Everyone will tell you this: buy low and sell high. That is investing in a nutshell. Some people will say this in different terms like "buy when everyone is panicking" or "buy when others are selling". "Sell when the excitement leaves." From my home I cannot tell most of the time if a drop in price is due to a panic or just from a gentle roller-coaster movement. I keep an ear tuned in to the market at all times, but there is way too much information to keep track of.
Some good advice all around is to look into a company and become intimate with its ways before investing. Apple is making profits, its shares are undervalued, it is carving its place in the world market and in the average person's life. Must be a great time to buy some apple. You can say apple is a pretty safe company to invest in.

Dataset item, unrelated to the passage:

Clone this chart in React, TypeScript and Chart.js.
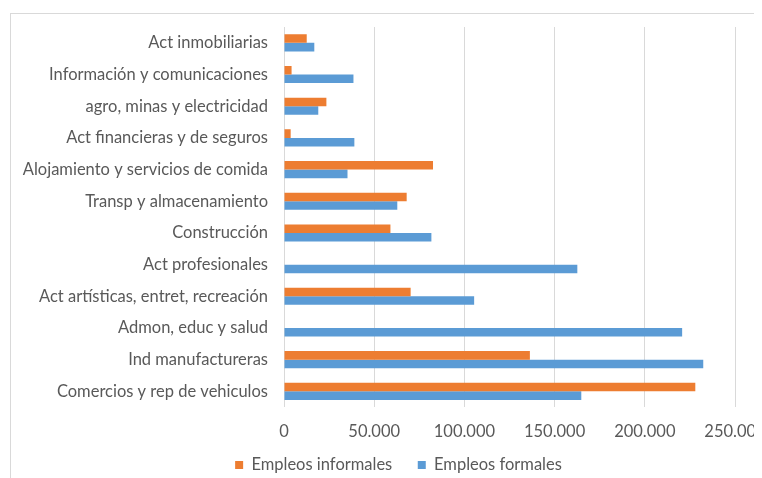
import React, { useEffect, useRef } from "react";
import { Chart, registerables } from "chart.js";

Chart.register(...registerables);

const categories = [
  "Act inmobiliarias",
  "Información y comunicaciones",
  "agro, minas y electricidad",
  "Act financieras y de seguros",
  "Alojamiento y servicios de comida",
  "Transp y almacenamiento",
  "Construcción",
  "Act profesionales",
  "Act artísticas, entret, recreación",
  "Admon, educ y salud",
  "Ind manufactureras",
  "Comercios y rep de vehiculos",
];

const empleosInformales = [12600, 4200, 23500, 3700, 82600, 68000, 59000, 0, 70200, 0, 136300, 228000];
const empleosFormales = [16800, 38500, 19000, 39000, 35200, 62800, 81700, 162600, 105400, 220700, 232400, 164800];

const xTicks = [0, 50000, 100000, 150000, 200000, 250000];

const fmt = (v: number) => String(v).replace(/\B(?=(\d{3})+(?!\d))/g, ".");

const FONT = "Lato";
const FS = 16.5;
const TEXT = "#595959";
const LEGEND_LIFT = 25.75;

const legendLift = {
  id: "legendLift",
  afterLayout(chart: any) {
    const lg = chart.legend;
    if (lg) {
      lg.top -= LEGEND_LIFT;
      lg.bottom -= LEGEND_LIFT;
    }
  },
};

export default function App() {
  const ref = useRef<HTMLCanvasElement | null>(null);

  useEffect(() => {
    document.documentElement.style.overflow = "hidden";
    const canvas = ref.current!;
    const chart = new Chart(canvas, {
      type: "bar",
      data: {
        labels: categories,
        datasets: [
          {
            label: "Empleos informales",
            data: empleosInformales,
            backgroundColor: "#ED7D31",
            barPercentage: 1,
            categoryPercentage: 0.54,
          },
          {
            label: "Empleos formales",
            data: empleosFormales,
            backgroundColor: "#5B9BD5",
            barPercentage: 1,
            categoryPercentage: 0.54,
          },
        ],
      },
      options: {
        indexAxis: "y",
        responsive: false,
        animation: false,
        layout: { padding: { top: 13, left: 0, right: 0, bottom: 1 } },
        scales: {
          x: {
            min: 0,
            max: 250000,
            afterBuildTicks: (scale: any) => {
              scale.ticks = xTicks.map((v) => ({ value: v }));
            },
            grid: { color: "#d9d9d9", drawTicks: false, lineWidth: 1 },
            border: { display: false },
            ticks: {
              color: TEXT,
              font: { family: FONT, size: FS },
              padding: 15,
              maxRotation: 0,
              callback: (v: any) => fmt(Number(v)),
            },
          },
          y: {
            grid: { display: false, drawTicks: true, tickLength: 13 },
            border: { display: false },
            afterFit: (scale: any) => {
              scale.width = 273;
            },
            ticks: {
              color: TEXT,
              font: { family: FONT, size: FS },
              padding: 3,
              autoSkip: false,
            },
          },
          yPad: {
            type: "linear",
            axis: "y",
            position: "right",
            grid: { display: false, drawTicks: false },
            border: { display: false },
            ticks: { display: false },
            afterFit: (scale: any) => {
              scale.width = 51;
            },
          },
        },
        plugins: {
          legend: {
            position: "bottom",
            labels: {
              color: TEXT,
              font: { family: FONT, size: FS },
              boxWidth: 8,
              boxHeight: 8,
              padding: 25.5,
            },
          },
          tooltip: { enabled: false },
        },
      },
      plugins: [legendLift],
    });
    return () => chart.destroy();
  }, []);

  return (
    <div
      style={{
        marginLeft: 2,
        marginTop: 5,
        width: 751,
        height: 470,
        borderTop: "1px solid #d9d9d9",
        borderLeft: "1px solid #d9d9d9",
        overflow: "hidden",
        position: "relative",
      }}
    >
      <canvas ref={ref} width={775} height={496} style={{ display: "block" }} />
    </div>
  );
}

Half of investing is figuring out when a stock will go up. The other half is figuring out when a stock will go down. In the long run, the average stocks will rise. There will be exceptionally bad stocks that you might be unlucky enough to get stuck in. There are trends that you will grasp that might be wolves in sheeps clothing. Someone once told me "that which goes down will come back up" and he was sort of right. But I had this trend stuck in my head, so I looked for the biggest losers and invested in them. What I didn't realize is that a lot of the biggest losers are losers for a reason that doesn't go away overnight. I invested in New Century in March 07 when their shares had plummeted from 80 to 3 dollars in just three months. I figured that was a pretty big loss and now it must rebound... wrong! I had to cut my losses at 1 dollar per share and I'm glad I did. I flushed 700 dollars down the drain on that one. Point is, practice investing with pretend money before you actually invest - I would have avoided New Century if I'd practiced first. So in a way the experts are wromg when they say to invest when everyone else is panicking - I say invest when everyone else is done panicking.